### Exercise
Transcribe the material in full, exactly as written.
------------------------------------------------
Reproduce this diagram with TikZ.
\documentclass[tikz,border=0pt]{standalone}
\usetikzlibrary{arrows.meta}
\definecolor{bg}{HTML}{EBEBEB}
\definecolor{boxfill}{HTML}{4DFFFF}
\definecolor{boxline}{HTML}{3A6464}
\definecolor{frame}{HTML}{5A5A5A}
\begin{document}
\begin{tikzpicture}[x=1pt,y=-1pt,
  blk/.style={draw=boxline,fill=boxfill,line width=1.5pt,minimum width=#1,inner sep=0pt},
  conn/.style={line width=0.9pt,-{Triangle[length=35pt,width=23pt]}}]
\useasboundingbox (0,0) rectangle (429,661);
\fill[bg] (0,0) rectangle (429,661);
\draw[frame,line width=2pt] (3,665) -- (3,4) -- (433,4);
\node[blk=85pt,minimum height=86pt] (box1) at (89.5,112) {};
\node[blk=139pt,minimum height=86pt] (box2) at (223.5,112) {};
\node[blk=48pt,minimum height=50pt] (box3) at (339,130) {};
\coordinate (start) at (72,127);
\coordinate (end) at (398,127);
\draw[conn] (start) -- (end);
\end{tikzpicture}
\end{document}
------------------------------------------------
### Response to the exercise
Reproduce this diagram with TikZ.
\documentclass[tikz,border=0pt]{standalone}
\usetikzlibrary{arrows.meta}
\definecolor{bg}{HTML}{EBEBEB}
\definecolor{boxfill}{HTML}{4DFFFF}
\definecolor{boxline}{HTML}{3A6464}
\definecolor{frame}{HTML}{5A5A5A}
\begin{document}
\begin{tikzpicture}[x=1pt,y=-1pt,
  blk/.style={draw=boxline,fill=boxfill,line width=1.5pt,minimum width=#1,inner sep=0pt},
  conn/.style={line width=0.9pt,-{Triangle[length=35pt,width=23pt]}}]
\useasboundingbox (0,0) rectangle (429,661);
\fill[bg] (0,0) rectangle (429,661);
\draw[frame,line width=2pt] (3,665) -- (3,4) -- (433,4);
\node[blk=85pt,minimum height=86pt] (box1) at (89.5,112) {};
\node[blk=139pt,minimum height=86pt] (box2) at (223.5,112) {};
\node[blk=48pt,minimum height=50pt] (box3) at (339,130) {};
\coordinate (start) at (72,127);
\coordinate (end) at (398,127);
\draw[conn] (start) -- (end);
\end{tikzpicture}
\end{document}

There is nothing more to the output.